## GOAL OF THE EXERCISE
Images are not part of the copy; transcribe all the data exactly.

## SUPPLIED MATERIAL
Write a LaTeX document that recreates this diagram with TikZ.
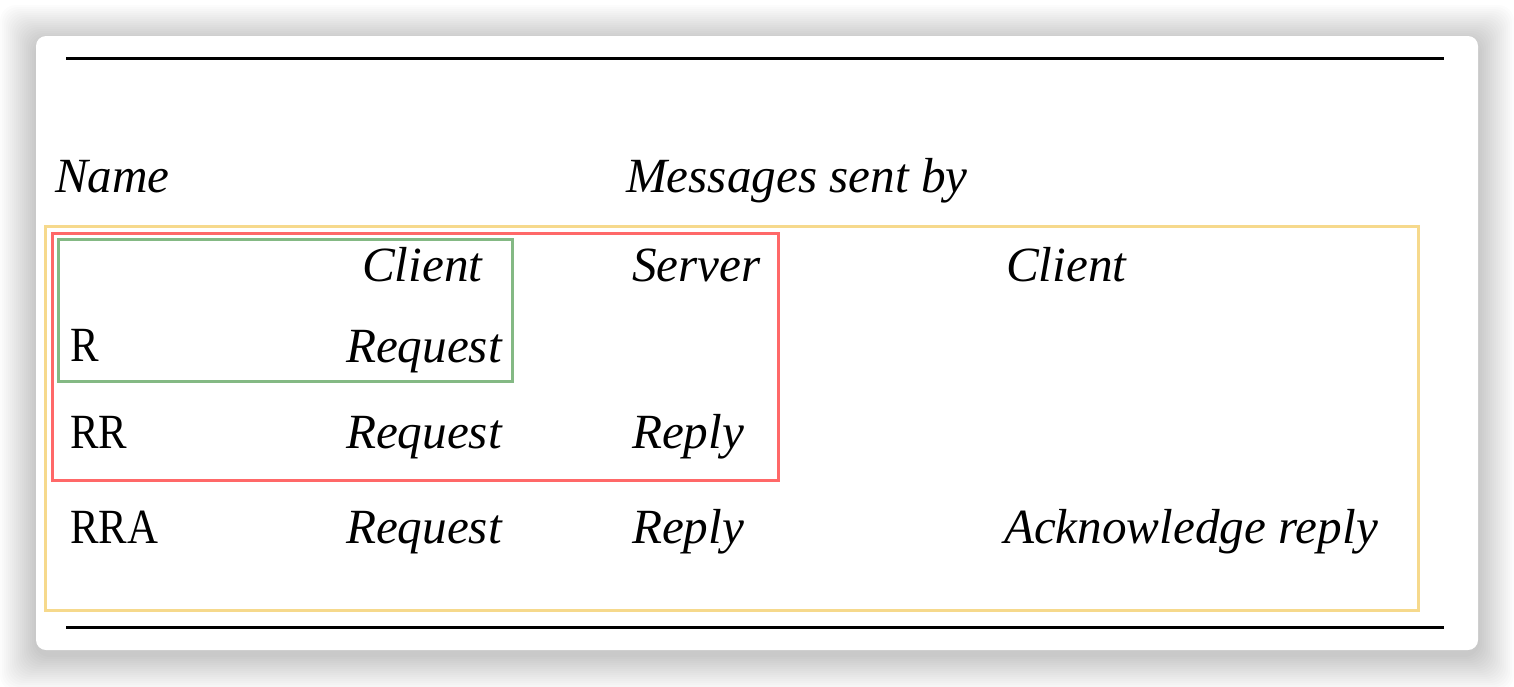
\documentclass[tikz,border=0pt]{standalone}
\usepackage{fontspec}
\setmainfont{Liberation Serif}
\newfontfamily\namefont[FakeStretch=0.87]{Liberation Serif}
\definecolor{boxyellow}{HTML}{F6D98C}
\definecolor{boxred}{HTML}{FF6868}
\definecolor{boxgreen}{HTML}{84B984}
\newcommand{\tablefont}{\fontsize{24.6}{29}\selectfont}
\tikzstyle{cell}=[anchor=base west, inner sep=0, outer sep=0, font=\tablefont\namefont]
\tikzstyle{icell}=[cell, font=\tablefont\rmfamily\itshape]
\tikzstyle{rule}=[line width=1.5pt]
\tikzstyle{groupbox}=[line width=1.5pt]
\tikzstyle{card}=[fill=white, rounded corners=5pt]
\tikzstyle{shadowlayer}=[fill=black, fill opacity=0.011, rounded corners=8pt]

\begin{document}
\begin{tikzpicture}[x=0.5pt, y=-0.5pt]
        \useasboundingbox[fill=white] (0, 0) rectangle (1514, 686);
        % soft shadow under the card
        \foreach \s in {2,4,...,36}
            \path[shadowlayer] (36-\s, 41-\s) rectangle (1478+\s, 655+\s);
        \path[card] (36, 36) rectangle (1478, 650);
        % rules of the table
        \coordinate (topL) at (66, 58);
        \coordinate (topR) at (1444, 58);
        \coordinate (botL) at (66, 627);
        \coordinate (botR) at (1444, 627);
        \draw[rule] (topL) -- (topR);
        \draw[rule] (botL) -- (botR);
        % header
        \node[icell] (hname) at (55, 192) {Name};
        \node[icell] (hsent) at (626, 192) {Messages sent by};
        \node[icell] (hcli)  at (362, 281) {Client};
        \node[icell] (hsrv)  at (632, 281) {Server};
        \node[icell] (hcli2) at (1006, 281) {Client};
        % rows
        \node[cell]  (r)     at (70, 361) {R};
        \node[icell] (rreq)  at (346, 362) {Request};
        \node[cell]  (rr)    at (70, 448) {RR};
        \node[icell] (rrreq) at (346, 448) {Request};
        \node[icell] (rrrep) at (632, 448) {Reply};
        \node[cell]  (rra)   at (70, 543) {RRA};
        \node[icell] (rrareq) at (346, 543) {Request};
        \node[icell] (rrarep) at (632, 543) {Reply};
        \node[icell] (rraack) at (1004, 543) {Acknowledge reply};
        % grouping boxes
        \draw[groupbox, boxyellow] (45, 226) rectangle (1418, 610);
        \draw[groupbox, boxred]    (52, 233) rectangle (778, 480);
        \draw[groupbox, boxgreen]  (58, 239) rectangle (512, 381);
    \end{tikzpicture}
\end{document}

## TASK RESULT
Write a LaTeX document that recreates this diagram with TikZ.
\documentclass[tikz,border=0pt]{standalone}
\usepackage{fontspec}
\setmainfont{Liberation Serif}
\newfontfamily\namefont[FakeStretch=0.87]{Liberation Serif}
\definecolor{boxyellow}{HTML}{F6D98C}
\definecolor{boxred}{HTML}{FF6868}
\definecolor{boxgreen}{HTML}{84B984}
\newcommand{\tablefont}{\fontsize{24.6}{29}\selectfont}
\tikzstyle{cell}=[anchor=base west, inner sep=0, outer sep=0, font=\tablefont\namefont]
\tikzstyle{icell}=[cell, font=\tablefont\rmfamily\itshape]
\tikzstyle{rule}=[line width=1.5pt]
\tikzstyle{groupbox}=[line width=1.5pt]
\tikzstyle{card}=[fill=white, rounded corners=5pt]
\tikzstyle{shadowlayer}=[fill=black, fill opacity=0.011, rounded corners=8pt]

\begin{document}
\begin{tikzpicture}[x=0.5pt, y=-0.5pt]
        \useasboundingbox[fill=white] (0, 0) rectangle (1514, 686);
        % soft shadow under the card
        \foreach \s in {2,4,...,36}
            \path[shadowlayer] (36-\s, 41-\s) rectangle (1478+\s, 655+\s);
        \path[card] (36, 36) rectangle (1478, 650);
        % rules of the table
        \coordinate (topL) at (66, 58);
        \coordinate (topR) at (1444, 58);
        \coordinate (botL) at (66, 627);
        \coordinate (botR) at (1444, 627);
        \draw[rule] (topL) -- (topR);
        \draw[rule] (botL) -- (botR);
        % header
        \node[icell] (hname) at (55, 192) {Name};
        \node[icell] (hsent) at (626, 192) {Messages sent by};
        \node[icell] (hcli)  at (362, 281) {Client};
        \node[icell] (hsrv)  at (632, 281) {Server};
        \node[icell] (hcli2) at (1006, 281) {Client};
        % rows
        \node[cell]  (r)     at (70, 361) {R};
        \node[icell] (rreq)  at (346, 362) {Request};
        \node[cell]  (rr)    at (70, 448) {RR};
        \node[icell] (rrreq) at (346, 448) {Request};
        \node[icell] (rrrep) at (632, 448) {Reply};
        \node[cell]  (rra)   at (70, 543) {RRA};
        \node[icell] (rrareq) at (346, 543) {Request};
        \node[icell] (rrarep) at (632, 543) {Reply};
        \node[icell] (rraack) at (1004, 543) {Acknowledge reply};
        % grouping boxes
        \draw[groupbox, boxyellow] (45, 226) rectangle (1418, 610);
        \draw[groupbox, boxred]    (52, 233) rectangle (778, 480);
        \draw[groupbox, boxgreen]  (58, 239) rectangle (512, 381);
    \end{tikzpicture}
\end{document}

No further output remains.